WHAT IS EXPECTED |
Determine how many lines carry the word "this". Output that number only.

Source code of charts

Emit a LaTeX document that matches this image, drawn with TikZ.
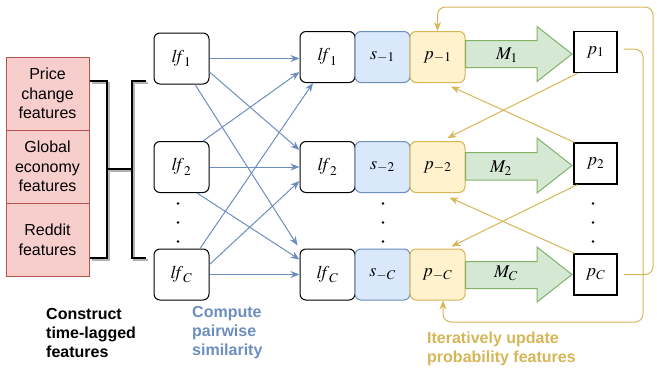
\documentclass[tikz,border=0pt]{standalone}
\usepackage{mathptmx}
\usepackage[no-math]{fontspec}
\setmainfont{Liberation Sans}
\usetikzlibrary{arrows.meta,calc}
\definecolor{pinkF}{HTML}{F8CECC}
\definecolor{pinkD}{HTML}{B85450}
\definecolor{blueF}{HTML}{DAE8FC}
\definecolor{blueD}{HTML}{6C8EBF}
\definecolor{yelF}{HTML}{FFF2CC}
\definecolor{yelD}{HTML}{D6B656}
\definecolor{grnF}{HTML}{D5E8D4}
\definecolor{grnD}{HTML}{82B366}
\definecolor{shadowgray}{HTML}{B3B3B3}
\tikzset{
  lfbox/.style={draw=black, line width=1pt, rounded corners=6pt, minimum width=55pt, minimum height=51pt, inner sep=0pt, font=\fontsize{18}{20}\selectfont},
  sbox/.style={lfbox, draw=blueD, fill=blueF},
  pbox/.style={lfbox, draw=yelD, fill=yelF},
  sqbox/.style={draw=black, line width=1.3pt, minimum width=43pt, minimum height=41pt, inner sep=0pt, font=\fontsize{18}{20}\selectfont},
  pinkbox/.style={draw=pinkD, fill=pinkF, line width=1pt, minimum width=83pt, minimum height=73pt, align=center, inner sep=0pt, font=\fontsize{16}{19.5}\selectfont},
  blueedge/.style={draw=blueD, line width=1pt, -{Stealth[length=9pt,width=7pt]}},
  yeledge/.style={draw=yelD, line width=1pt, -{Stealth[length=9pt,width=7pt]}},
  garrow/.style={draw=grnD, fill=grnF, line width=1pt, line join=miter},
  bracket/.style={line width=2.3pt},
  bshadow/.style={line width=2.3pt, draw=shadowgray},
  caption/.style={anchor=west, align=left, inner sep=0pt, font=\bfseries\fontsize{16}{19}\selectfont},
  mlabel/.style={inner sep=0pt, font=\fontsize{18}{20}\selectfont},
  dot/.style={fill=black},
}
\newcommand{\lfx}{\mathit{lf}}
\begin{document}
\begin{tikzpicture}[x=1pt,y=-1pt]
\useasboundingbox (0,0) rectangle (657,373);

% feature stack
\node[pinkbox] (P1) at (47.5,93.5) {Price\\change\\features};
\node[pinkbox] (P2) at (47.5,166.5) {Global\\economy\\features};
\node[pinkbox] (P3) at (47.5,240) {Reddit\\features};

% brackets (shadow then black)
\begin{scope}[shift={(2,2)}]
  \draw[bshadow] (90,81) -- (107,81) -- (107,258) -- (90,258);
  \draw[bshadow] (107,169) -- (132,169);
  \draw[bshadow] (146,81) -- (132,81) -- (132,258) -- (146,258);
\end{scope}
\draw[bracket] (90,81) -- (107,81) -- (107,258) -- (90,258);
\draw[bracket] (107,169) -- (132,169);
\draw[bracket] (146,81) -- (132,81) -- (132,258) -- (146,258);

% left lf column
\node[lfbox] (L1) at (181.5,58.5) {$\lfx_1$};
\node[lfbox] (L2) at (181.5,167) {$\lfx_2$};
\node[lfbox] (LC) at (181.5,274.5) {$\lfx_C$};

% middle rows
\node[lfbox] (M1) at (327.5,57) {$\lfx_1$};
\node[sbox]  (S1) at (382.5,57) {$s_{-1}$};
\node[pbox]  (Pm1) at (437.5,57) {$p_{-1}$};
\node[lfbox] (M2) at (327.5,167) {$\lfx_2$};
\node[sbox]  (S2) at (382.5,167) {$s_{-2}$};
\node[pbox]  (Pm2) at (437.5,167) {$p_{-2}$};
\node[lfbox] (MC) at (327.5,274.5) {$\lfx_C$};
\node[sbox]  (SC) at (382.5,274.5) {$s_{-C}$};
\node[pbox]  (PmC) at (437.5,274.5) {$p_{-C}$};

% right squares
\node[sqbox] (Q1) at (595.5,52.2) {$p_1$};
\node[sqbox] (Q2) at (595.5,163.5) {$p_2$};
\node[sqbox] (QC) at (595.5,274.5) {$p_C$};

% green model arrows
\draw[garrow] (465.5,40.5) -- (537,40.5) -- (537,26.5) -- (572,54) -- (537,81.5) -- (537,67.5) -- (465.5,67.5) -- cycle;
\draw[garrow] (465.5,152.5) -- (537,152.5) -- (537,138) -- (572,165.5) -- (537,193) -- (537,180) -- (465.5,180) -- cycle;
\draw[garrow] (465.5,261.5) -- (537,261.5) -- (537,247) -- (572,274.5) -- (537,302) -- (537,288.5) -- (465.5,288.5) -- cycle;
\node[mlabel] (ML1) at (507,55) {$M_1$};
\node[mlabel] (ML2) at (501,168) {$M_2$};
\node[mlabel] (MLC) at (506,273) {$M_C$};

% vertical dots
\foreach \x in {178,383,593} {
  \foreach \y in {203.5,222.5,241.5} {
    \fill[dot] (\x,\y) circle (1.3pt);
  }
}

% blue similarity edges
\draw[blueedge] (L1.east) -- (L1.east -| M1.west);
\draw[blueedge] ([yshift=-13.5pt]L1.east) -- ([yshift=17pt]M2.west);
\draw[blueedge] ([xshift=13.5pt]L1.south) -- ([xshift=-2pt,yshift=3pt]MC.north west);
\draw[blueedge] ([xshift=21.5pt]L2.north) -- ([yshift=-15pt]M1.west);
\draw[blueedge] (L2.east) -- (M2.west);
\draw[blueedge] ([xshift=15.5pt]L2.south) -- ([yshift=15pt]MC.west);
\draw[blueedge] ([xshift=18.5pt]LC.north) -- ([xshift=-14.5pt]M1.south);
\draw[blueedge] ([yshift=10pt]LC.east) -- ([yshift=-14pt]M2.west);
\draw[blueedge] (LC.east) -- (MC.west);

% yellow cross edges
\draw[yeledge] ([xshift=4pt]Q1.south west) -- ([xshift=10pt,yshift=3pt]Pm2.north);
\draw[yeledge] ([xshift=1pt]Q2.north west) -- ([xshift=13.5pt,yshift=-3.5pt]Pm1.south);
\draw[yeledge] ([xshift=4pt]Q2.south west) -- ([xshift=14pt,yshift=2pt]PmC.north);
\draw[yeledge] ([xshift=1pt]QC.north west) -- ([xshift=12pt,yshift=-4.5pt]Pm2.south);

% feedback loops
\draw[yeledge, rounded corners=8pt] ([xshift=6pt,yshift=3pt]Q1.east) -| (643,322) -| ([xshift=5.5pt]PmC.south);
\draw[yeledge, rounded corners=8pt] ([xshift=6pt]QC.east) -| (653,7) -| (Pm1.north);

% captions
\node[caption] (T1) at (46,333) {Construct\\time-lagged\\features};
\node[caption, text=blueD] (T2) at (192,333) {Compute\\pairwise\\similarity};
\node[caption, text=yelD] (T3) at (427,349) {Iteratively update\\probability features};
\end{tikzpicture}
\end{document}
--
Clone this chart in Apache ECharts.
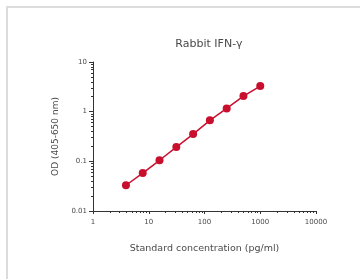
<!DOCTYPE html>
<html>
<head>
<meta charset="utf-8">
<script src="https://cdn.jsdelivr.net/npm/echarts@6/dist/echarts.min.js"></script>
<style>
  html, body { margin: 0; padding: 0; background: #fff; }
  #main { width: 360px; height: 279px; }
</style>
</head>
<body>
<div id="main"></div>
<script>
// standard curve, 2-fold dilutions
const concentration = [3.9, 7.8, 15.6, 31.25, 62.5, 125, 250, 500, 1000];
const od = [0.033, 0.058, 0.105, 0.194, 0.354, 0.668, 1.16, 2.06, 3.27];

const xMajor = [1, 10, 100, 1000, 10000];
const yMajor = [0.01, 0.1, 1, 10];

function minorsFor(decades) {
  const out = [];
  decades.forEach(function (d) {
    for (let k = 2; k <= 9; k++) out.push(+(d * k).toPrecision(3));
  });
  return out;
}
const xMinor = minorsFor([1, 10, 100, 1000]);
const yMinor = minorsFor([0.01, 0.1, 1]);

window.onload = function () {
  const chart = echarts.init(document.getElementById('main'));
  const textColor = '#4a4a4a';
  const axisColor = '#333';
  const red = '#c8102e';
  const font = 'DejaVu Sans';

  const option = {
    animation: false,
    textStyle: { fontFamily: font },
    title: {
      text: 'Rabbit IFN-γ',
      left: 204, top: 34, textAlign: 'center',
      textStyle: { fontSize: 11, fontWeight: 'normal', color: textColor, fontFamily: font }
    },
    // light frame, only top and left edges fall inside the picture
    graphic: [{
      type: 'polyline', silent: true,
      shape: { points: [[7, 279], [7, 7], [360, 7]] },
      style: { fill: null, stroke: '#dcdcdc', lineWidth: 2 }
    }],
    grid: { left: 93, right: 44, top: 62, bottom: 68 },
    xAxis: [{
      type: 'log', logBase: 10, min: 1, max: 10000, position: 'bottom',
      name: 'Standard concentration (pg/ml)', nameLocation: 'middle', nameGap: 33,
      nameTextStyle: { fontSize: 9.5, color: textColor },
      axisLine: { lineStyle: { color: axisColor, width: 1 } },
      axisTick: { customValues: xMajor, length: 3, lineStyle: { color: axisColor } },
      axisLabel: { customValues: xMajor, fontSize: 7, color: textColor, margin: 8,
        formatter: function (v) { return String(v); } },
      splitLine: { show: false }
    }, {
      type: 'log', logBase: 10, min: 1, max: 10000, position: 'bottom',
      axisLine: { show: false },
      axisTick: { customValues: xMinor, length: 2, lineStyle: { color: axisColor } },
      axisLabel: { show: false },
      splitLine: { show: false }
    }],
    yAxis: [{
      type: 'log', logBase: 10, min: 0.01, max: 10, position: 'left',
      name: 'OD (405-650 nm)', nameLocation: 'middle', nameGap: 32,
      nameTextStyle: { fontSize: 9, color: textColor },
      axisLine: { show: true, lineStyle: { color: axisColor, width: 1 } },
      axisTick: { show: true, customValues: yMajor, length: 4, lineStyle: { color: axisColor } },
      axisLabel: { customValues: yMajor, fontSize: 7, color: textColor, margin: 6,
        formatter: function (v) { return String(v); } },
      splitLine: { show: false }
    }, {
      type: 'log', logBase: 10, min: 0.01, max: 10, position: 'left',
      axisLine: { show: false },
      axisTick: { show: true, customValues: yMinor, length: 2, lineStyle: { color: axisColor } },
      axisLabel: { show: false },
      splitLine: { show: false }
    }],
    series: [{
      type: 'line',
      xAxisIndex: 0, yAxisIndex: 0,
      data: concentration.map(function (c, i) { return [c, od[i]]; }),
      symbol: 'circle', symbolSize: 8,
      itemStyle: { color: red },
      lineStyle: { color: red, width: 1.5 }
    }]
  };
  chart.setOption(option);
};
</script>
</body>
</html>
...
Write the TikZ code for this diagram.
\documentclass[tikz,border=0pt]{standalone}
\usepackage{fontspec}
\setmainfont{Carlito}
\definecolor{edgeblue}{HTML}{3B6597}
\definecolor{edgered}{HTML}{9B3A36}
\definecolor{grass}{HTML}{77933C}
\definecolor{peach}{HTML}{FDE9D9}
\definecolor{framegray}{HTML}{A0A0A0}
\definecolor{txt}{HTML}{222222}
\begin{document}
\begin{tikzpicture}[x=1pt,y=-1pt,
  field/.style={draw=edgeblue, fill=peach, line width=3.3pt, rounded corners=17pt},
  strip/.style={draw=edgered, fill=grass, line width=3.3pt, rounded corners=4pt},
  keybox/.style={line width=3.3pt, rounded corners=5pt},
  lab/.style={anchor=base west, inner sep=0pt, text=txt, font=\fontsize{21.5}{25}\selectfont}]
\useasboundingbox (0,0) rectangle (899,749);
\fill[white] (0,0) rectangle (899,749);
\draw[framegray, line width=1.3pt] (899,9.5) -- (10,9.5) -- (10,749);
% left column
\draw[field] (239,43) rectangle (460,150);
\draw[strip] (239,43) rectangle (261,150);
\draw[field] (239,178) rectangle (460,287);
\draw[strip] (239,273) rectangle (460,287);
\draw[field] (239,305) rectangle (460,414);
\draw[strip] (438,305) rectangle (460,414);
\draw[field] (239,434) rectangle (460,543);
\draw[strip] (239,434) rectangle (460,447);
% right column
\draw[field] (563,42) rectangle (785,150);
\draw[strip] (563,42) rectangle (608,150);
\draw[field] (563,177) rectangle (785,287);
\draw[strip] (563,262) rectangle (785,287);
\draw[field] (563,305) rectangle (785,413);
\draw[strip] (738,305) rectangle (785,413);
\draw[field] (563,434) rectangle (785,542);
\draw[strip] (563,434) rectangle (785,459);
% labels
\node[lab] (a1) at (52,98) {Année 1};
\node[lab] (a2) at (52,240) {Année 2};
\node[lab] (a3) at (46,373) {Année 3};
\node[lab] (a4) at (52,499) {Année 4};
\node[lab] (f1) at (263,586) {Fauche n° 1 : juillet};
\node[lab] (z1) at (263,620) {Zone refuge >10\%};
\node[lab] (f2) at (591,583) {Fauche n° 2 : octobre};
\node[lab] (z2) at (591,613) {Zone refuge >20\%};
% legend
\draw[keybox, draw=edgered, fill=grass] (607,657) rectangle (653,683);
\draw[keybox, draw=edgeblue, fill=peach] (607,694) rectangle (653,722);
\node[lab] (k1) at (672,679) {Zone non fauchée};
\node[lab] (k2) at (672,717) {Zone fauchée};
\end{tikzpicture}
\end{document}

COMPLETE ANSWER |
3